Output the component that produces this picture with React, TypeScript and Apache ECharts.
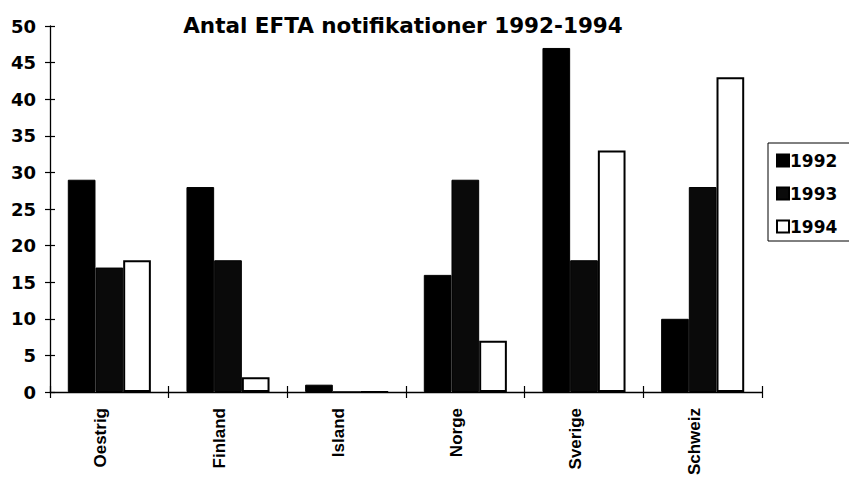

------------------------------------------------------------

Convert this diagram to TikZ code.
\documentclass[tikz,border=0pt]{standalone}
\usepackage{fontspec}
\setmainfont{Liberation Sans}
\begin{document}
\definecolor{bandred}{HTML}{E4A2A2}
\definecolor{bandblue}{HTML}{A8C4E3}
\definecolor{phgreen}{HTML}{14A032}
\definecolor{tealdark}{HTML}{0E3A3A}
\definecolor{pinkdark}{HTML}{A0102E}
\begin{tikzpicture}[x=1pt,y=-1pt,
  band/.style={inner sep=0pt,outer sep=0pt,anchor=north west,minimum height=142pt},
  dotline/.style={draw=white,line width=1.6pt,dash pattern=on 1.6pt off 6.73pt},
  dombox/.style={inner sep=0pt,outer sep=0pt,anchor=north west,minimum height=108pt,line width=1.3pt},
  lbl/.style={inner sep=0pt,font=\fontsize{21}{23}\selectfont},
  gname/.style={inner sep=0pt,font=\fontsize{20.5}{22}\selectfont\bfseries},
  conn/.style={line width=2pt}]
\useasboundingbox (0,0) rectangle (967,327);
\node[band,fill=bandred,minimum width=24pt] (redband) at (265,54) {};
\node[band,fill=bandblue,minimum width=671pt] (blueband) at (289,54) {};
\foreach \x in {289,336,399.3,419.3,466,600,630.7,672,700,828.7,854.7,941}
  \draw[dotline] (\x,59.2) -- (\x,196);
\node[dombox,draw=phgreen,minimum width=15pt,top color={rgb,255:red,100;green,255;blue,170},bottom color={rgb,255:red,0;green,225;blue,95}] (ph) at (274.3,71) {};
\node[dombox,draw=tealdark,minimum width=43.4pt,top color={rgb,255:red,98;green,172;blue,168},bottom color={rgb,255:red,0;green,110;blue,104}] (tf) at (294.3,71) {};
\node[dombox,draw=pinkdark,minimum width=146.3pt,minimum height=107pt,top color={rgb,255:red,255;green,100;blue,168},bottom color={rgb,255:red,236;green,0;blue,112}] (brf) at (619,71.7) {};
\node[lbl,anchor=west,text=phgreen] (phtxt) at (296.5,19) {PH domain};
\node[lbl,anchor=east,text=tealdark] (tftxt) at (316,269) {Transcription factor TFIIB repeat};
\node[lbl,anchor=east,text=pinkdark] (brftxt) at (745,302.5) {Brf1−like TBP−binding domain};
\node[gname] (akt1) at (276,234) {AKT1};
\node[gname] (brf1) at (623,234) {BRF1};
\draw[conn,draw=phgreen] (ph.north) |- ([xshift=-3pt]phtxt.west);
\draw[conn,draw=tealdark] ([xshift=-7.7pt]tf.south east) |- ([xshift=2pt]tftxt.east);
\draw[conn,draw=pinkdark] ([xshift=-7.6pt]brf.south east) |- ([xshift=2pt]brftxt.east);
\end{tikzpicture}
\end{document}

------------------------------------------------------------

Exercise details: State how many lines in the entries above include the word "this"; reply with the number alone.

Written answer: 2